The answer lies in what a cast to base pointer actually does in C++. Consider the following simple example:
struct A { std::uint32_t a; };
struct B { std::uint32_t b; };
struct D : A, B { std::uint32_t d; };
Here D
has two bases, A
and B
. But only one of them can live at the beginning of D
(lets say it is A
), so when you convert the D
to the other one (B
), the value of the pointer needs to change, to point at some point in the middle of D
.
To visualize this, consider how an object of type D
looks like in your memory:
0 1 2 3 4 5 6 7 8 9 A B
[ A::a ][ B::b ][ D::d ]
^ a D* would point here
^ a A* would point here
^ a B* must point here
Whilst D
expects all three of these integers, when thinking of this object as an A
, we only expect the first one, but the pointer is (numerically) the same, we only expect a shorter object.

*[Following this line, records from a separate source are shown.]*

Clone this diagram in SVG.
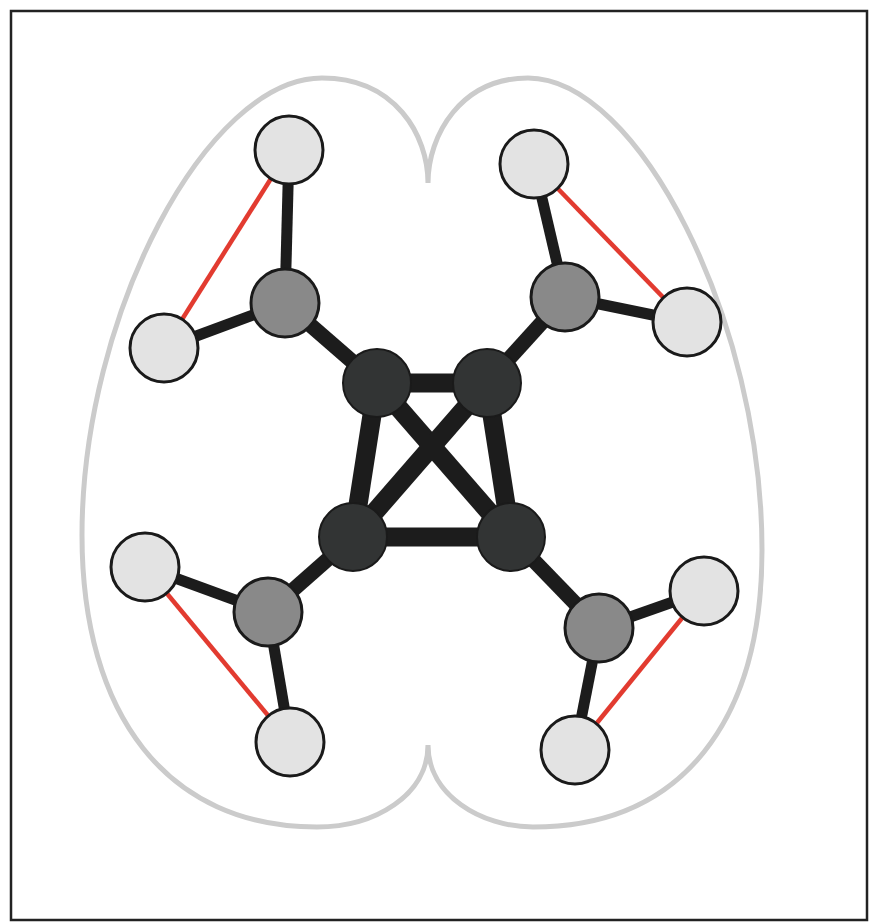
<svg xmlns="http://www.w3.org/2000/svg" width="871" height="922" viewBox="0 0 871 922">
<style>
.frame{fill:#ffffff;stroke:#222222;stroke-width:2.5}
.brain{fill:none;stroke:#cbcbcb;stroke-width:5;stroke-linejoin:bevel}
.e-core{stroke:#1c1c1c;stroke-width:19;stroke-linecap:butt}
.e-mid{stroke:#1c1c1c;stroke-width:15}
.e-leaf{stroke:#1c1c1c;stroke-width:11}
.e-red{stroke:#e23b30;stroke-width:4.5}
.n{stroke:#1a1a1a;stroke-width:3}
.dark{fill:#323434;stroke-width:2}
.gray{fill:#898989}
.light{fill:#e3e3e3}
</style>
<rect class="frame" x="11" y="11" width="856" height="909"/>
<path id="brain" class="brain" d="M428,183 C428,135 395,78 322,78 C207,78 82,315 82,535 C82,715 167,827 317,827 C375,827 428,795 428,745 C428,795 481,827 533,827 C683,827 762,720 762,550 C762,320 638,78 528,78 C461,78 428,135 428,183 Z"/>
<g id="connectors">
<line class="e-red" x1="289" y1="150" x2="164" y2="348"/>
<line class="e-red" x1="534" y1="164" x2="687" y2="322"/>
<line class="e-red" x1="145" y1="567" x2="290" y2="742"/>
<line class="e-red" x1="704" y1="591" x2="575" y2="750"/>
<line class="e-leaf" x1="285" y1="303" x2="289" y2="150"/>
<line class="e-leaf" x1="285" y1="303" x2="164" y2="348"/>
<line class="e-leaf" x1="565" y1="297" x2="534" y2="164"/>
<line class="e-leaf" x1="565" y1="297" x2="687" y2="322"/>
<line class="e-leaf" x1="268" y1="612" x2="145" y2="567"/>
<line class="e-leaf" x1="268" y1="612" x2="290" y2="742"/>
<line class="e-leaf" x1="599" y1="628" x2="704" y2="591"/>
<line class="e-leaf" x1="599" y1="628" x2="575" y2="750"/>
<line class="e-mid" x1="377" y1="383" x2="285" y2="303"/>
<line class="e-mid" x1="487" y1="383" x2="565" y2="297"/>
<line class="e-mid" x1="353" y1="537" x2="268" y2="612"/>
<line class="e-mid" x1="511" y1="537" x2="599" y2="628"/>
<line class="e-core" x1="377" y1="383" x2="487" y2="383"/>
<line class="e-core" x1="353" y1="537" x2="511" y2="537"/>
<line class="e-core" x1="377" y1="383" x2="353" y2="537"/>
<line class="e-core" x1="487" y1="383" x2="511" y2="537"/>
<line class="e-core" x1="377" y1="383" x2="511" y2="537"/>
<line class="e-core" x1="487" y1="383" x2="353" y2="537"/>
</g>
<g id="core-tl"><circle class="n dark" cx="377" cy="383" r="34"/></g>
<g id="core-tr"><circle class="n dark" cx="487" cy="383" r="34"/></g>
<g id="core-bl"><circle class="n dark" cx="353" cy="537" r="34"/></g>
<g id="core-br"><circle class="n dark" cx="511" cy="537" r="34"/></g>
<g id="hub-tl"><circle class="n gray" cx="285" cy="303" r="34"/></g>
<g id="hub-tr"><circle class="n gray" cx="565" cy="297" r="34"/></g>
<g id="hub-bl"><circle class="n gray" cx="268" cy="612" r="34"/></g>
<g id="hub-br"><circle class="n gray" cx="599" cy="628" r="34"/></g>
<g id="leaf-tl-a"><circle class="n light" cx="289" cy="150" r="34"/></g>
<g id="leaf-tl-b"><circle class="n light" cx="164" cy="348" r="34"/></g>
<g id="leaf-tr-a"><circle class="n light" cx="534" cy="164" r="34"/></g>
<g id="leaf-tr-b"><circle class="n light" cx="687" cy="322" r="34"/></g>
<g id="leaf-bl-a"><circle class="n light" cx="145" cy="567" r="34"/></g>
<g id="leaf-bl-b"><circle class="n light" cx="290" cy="742" r="34"/></g>
<g id="leaf-br-a"><circle class="n light" cx="704" cy="591" r="34"/></g>
<g id="leaf-br-b"><circle class="n light" cx="575" cy="750" r="34"/></g>
</svg>
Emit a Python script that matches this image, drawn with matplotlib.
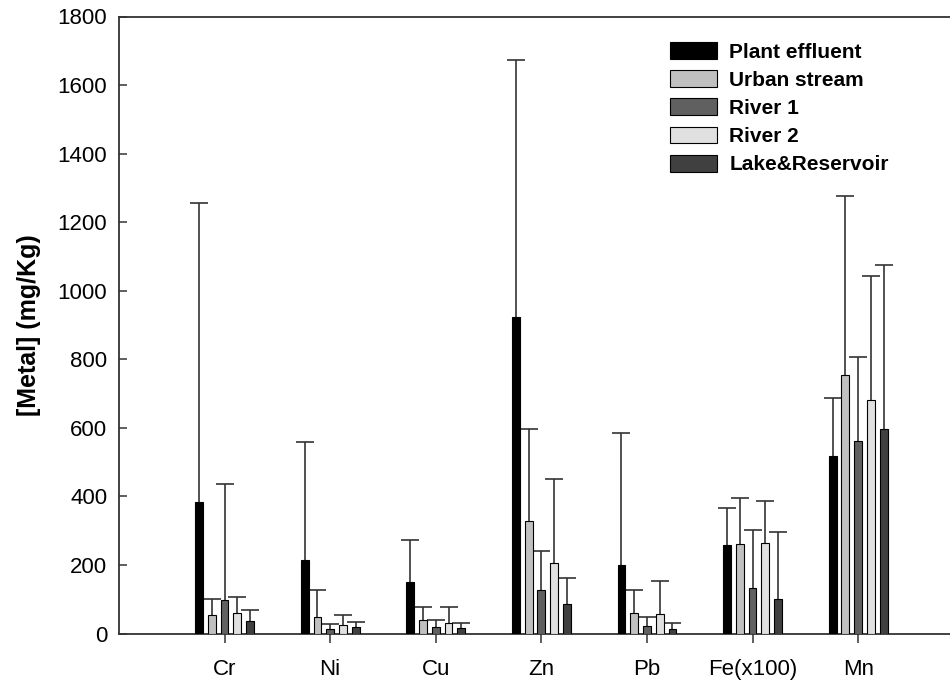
import numpy as np
import matplotlib
matplotlib.use("Agg")
import matplotlib.pyplot as plt

plt.rcParams['font.family'] = ['Liberation Sans', 'DejaVu Sans']

metals = ["Cr", "Ni", "Cu", "Zn", "Pb", "Fe(x100)", "Mn"]
sites = ["Plant effluent", "Urban stream", "River 1", "River 2", "Lake&Reservoir"]

# mean concentrations (mg/Kg) per site, in metal order
plant_mean = [385, 215, 150, 923, 200, 258, 518]
urban_mean = [53, 48, 39, 327, 59, 261, 753]
river1_mean = [97, 13, 20, 127, 21, 132, 561]
river2_mean = [59, 25, 32, 206, 56, 263, 681]
lake_mean = [37, 18, 17, 86, 14, 102, 597]

# standard deviations (upper error bars)
plant_sd = [870, 344, 123, 749, 386, 107, 168]
urban_sd = [47, 78, 37, 270, 68, 133, 522]
river1_sd = [338, 14, 18, 115, 27, 170, 245]
river2_sd = [48, 28, 44, 244, 96, 124, 361]
lake_sd = [33, 17, 14, 76, 18, 193, 479]

means = [plant_mean, urban_mean, river1_mean, river2_mean, lake_mean]
sds = [plant_sd, urban_sd, river1_sd, river2_sd, lake_sd]
colors = ["#000000", "#c0c0c0", "#606060", "#e0e0e0", "#404040"]

fig = plt.figure(figsize=(9.5, 6.84), dpi=100)
ax = fig.add_axes([119 / 950, 50.5 / 684, 831 / 950, 617 / 684])

x = np.arange(1, len(metals) + 1)
step = 0.1206
width = 0.074
for i, (m, s, c) in enumerate(zip(means, sds, colors)):
    pos = x + (i - 2) * step
    ax.bar(pos, m, width=width, color=c, edgecolor="#000000", linewidth=0.8,
           label=sites[i], zorder=3)
    eb = ax.errorbar(pos, m, yerr=[np.zeros(len(s)), s], fmt="none",
                     ecolor="#333333", elinewidth=1.2, capsize=6.5,
                     capthick=1.2, zorder=2)
    # keep only the upper cap of each one-sided error bar
    eb[1][0].remove()

ax.set_xlim(0, 7.87)
ax.set_ylim(0, 1800)
ax.set_yticks(np.arange(0, 1801, 200))
ax.set_xticks(x)
ax.set_xticklabels(metals)

ax.spines["right"].set_visible(False)
for sp in ["left", "bottom", "top"]:
    ax.spines[sp].set_linewidth(1.3)
    ax.spines[sp].set_color("#333333")

ax.tick_params(axis="y", direction="in", length=6, width=1.1, color="#333333",
               labelsize=16, pad=8.5)
ax.tick_params(axis="x", direction="out", length=6.5, width=1.1, color="#333333",
               labelsize=16, pad=12)

ax.set_ylabel("[Metal] (mg/Kg)", fontsize=18, fontweight="bold", labelpad=12)

leg = ax.legend(loc="upper left", bbox_to_anchor=(670 / 950, 1 - 42 / 684),
                bbox_transform=fig.transFigure, frameon=False,
                prop={"weight": "bold", "size": 15},
                handlelength=2.25, handleheight=0.87, handletextpad=0.6,
                labelspacing=0.41, borderpad=0, borderaxespad=0)

fig.savefig("out.png", dpi=100)
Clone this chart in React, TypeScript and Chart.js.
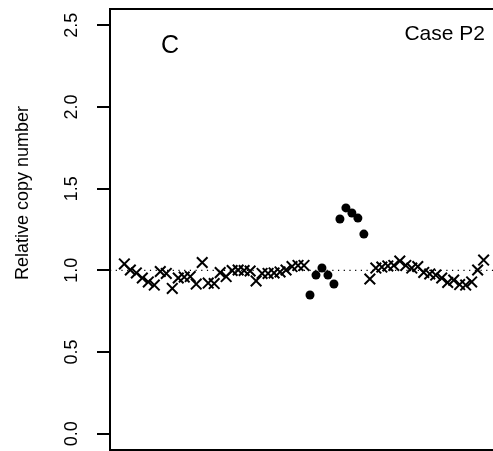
import { useEffect, useRef } from "react";
import { Chart, registerables } from "chart.js";

Chart.register(...registerables);

// Probes 1..31 (normal, crosses)
const leftProbes = [
  1.039, 1.002, 0.984, 0.953, 0.929, 0.91, 0.993, 0.981, 0.889, 0.953,
  0.959, 0.962, 0.916, 1.048, 0.922, 0.919, 0.986, 0.962, 0.999, 1.002,
  0.999, 0.996, 0.935, 0.981, 0.981, 0.984, 0.99, 1.002, 1.023, 1.03, 1.03,
];
// Probes 32..41 (filled dots)
const highlightedProbes = [0.849, 0.971, 1.014, 0.971, 0.916, 1.314, 1.382, 1.351, 1.32, 1.222];
// Probes 42..61 (normal, crosses)
const rightProbes = [
  0.947, 1.014, 1.02, 1.027, 1.03, 1.057, 1.03, 1.014, 1.023, 0.987,
  0.978, 0.971, 0.953, 0.926, 0.94, 0.913, 0.91, 0.929, 1.002, 1.063,
];
const yTicks = [0, 0.5, 1, 1.5, 2, 2.5];
const yTickLabels = ["0.0", "0.5", "1.0", "1.5", "2.0", "2.5"];
const referenceLevel = 1.0;
const panelLabel = "C";
const caseLabel = "Case P2";
const yTitle = "Relative copy number";

const FONT = "'Liberation Sans', Arial, Helvetica, sans-serif";

export default function App() {
  const ref = useRef<HTMLCanvasElement | null>(null);

  useEffect(() => {
    if (!ref.current) return;
    const nLeft = leftProbes.length;
    const nHi = highlightedProbes.length;
    const crosses = [
      ...leftProbes.map((v, i) => ({ x: i + 1, y: v })),
      ...rightProbes.map((v, i) => ({ x: nLeft + nHi + i + 1, y: v })),
    ];
    const dots = highlightedProbes.map((v, i) => ({ x: nLeft + i + 1, y: v }));
    const total = nLeft + nHi + rightProbes.length;
    const ext = (total - 1) * 0.04;
    const xMin = 1 - ext;
    const xMax = total + ext;

    const overlay = {
      id: "overlay",
      afterDraw(chart: any) {
        const { ctx, chartArea } = chart;
        const ys = chart.scales.y;
        ctx.save();
        ctx.strokeStyle = "#000";
        ctx.lineWidth = 2;
        ctx.strokeRect(chartArea.left, chartArea.top, chartArea.right - chartArea.left, chartArea.bottom - chartArea.top);
        ctx.fillStyle = "#000";
        ctx.font = `18px ${FONT}`;
        ctx.textAlign = "center";
        ctx.textBaseline = "middle";
        yTicks.forEach((v, i) => {
          const y = ys.getPixelForValue(v);
          ctx.save();
          ctx.translate(72, y);
          ctx.rotate(-Math.PI / 2);
          ctx.fillText(yTickLabels[i], 0, 0);
          ctx.restore();
        });
        ctx.save();
        ctx.translate(23, 193);
        ctx.rotate(-Math.PI / 2);
        ctx.fillText(yTitle, 0, 0);
        ctx.restore();
        ctx.font = `25px ${FONT}`;
        ctx.textAlign = "center";
        ctx.fillText(panelLabel, 170, 46);
        ctx.font = `21px ${FONT}`;
        ctx.textAlign = "right";
        ctx.fillText(caseLabel, 485, 34);
        ctx.restore();
      },
    };

    const chart = new Chart(ref.current, {
      type: "scatter",
      data: {
        datasets: [
          {
            type: "line",
            data: [
              { x: xMin, y: referenceLevel },
              { x: xMax, y: referenceLevel },
            ],
            borderColor: "#000",
            borderWidth: 1.2,
            borderDash: [1.2, 4.5],
            pointRadius: 0,
            fill: false,
          } as any,
          {
            data: crosses,
            pointStyle: "crossRot",
            pointRadius: 7.5,
            borderColor: "#000",
            borderWidth: 2,
            backgroundColor: "#000",
          },
          {
            data: dots,
            pointStyle: "circle",
            pointRadius: 4.5,
            borderWidth: 0,
            backgroundColor: "#000",
            borderColor: "#000",
          },
        ],
      },
      options: {
        animation: false,
        responsive: false,
        maintainAspectRatio: false,
        layout: { autoPadding: false, padding: { top: 9, bottom: 1, left: 0, right: 0 } },
        plugins: { legend: { display: false }, tooltip: { enabled: false } },
        scales: {
          x: { type: "linear", min: xMin, max: xMax, display: false },
          y: {
            type: "linear",
            min: -0.1,
            max: 2.6,
            afterBuildTicks: (scale: any) => {
              scale.ticks = yTicks.map((v) => ({ value: v }));
            },
            afterFit: (scale: any) => {
              scale.width = 110;
            },
            ticks: { display: false },
            border: { display: false },
            grid: {
              drawOnChartArea: false,
              drawTicks: true,
              tickLength: 13,
              color: "#000",
              lineWidth: 2,
            },
          },
        },
      },
      plugins: [overlay],
    });
    return () => chart.destroy();
  }, []);

  return (
    <div style={{ position: "fixed", left: 0, top: 0, width: 493, height: 451, overflow: "hidden", background: "#fff" }}>
      <canvas ref={ref} width={498} height={451} style={{ display: "block" }} />
    </div>
  );
}
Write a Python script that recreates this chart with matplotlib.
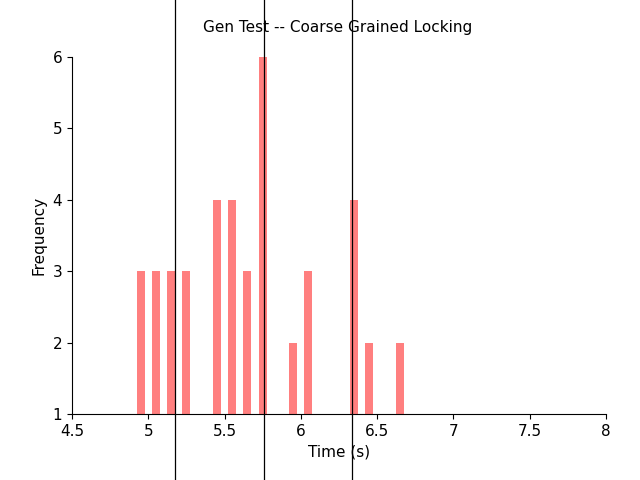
import matplotlib.pyplot as plt

# histogram bins (bin centres) and counts
bin_centres = [4.95, 5.05, 5.15, 5.25, 5.45, 5.55, 5.65, 5.75, 5.95, 6.05, 6.35, 6.45, 6.65]
counts = [3, 3, 3, 3, 4, 4, 3, 6, 2, 3, 4, 2, 2]
markers = [5.175, 5.758, 6.335]   # vertical reference lines
x_ticks = [4.5, 5, 5.5, 6, 6.5, 7, 7.5, 8]
x_labels = ["4.5", "5", "5.5", "6", "6.5", "7", "7.5", "8"]

fig = plt.figure(figsize=(6.4, 4.8), dpi=100)
ax = fig.add_axes([0.1125, 0.1375, 0.834, 0.744])

base = 1
ax.bar(bin_centres, [c - base for c in counts], bottom=base, width=0.052,
       color='#ff7f7f', edgecolor='none')

for m in markers:
    ax.axvline(m, ymin=-0.19, ymax=1.17, color='black', lw=0.9, clip_on=False)

ax.set_xlim(4.5, 8)
ax.set_ylim(1, 6)
ax.set_xticks(x_ticks)
ax.set_xticklabels(x_labels)
ax.set_yticks(range(1, 7))
for s in ['top', 'right']:
    ax.spines[s].set_visible(False)
ax.tick_params(labelsize=11)
ax.set_xlabel("Time (s)", fontsize=11)
ax.set_ylabel("Frequency", fontsize=11)
fig.text(0.528, 0.943, "Gen Test -- Coarse Grained Locking", ha='center', va='center', fontsize=11)

fig.savefig("out.png", dpi=100)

However, when thinking of it as an B
, we need to point at the one integer in the middle.
When you do that to one pointer, the compiler will take care of this for you by changing the value of the pointer appropriately. However, when you do that to an array of pointers, the compiler would need to emit a loop over all elements of that and correct every single pointer - when in fact it cannot even know where the array ends (since the compiler only sees a pointer to its beginning)!
Therefore C++ disallows this kind of conversion.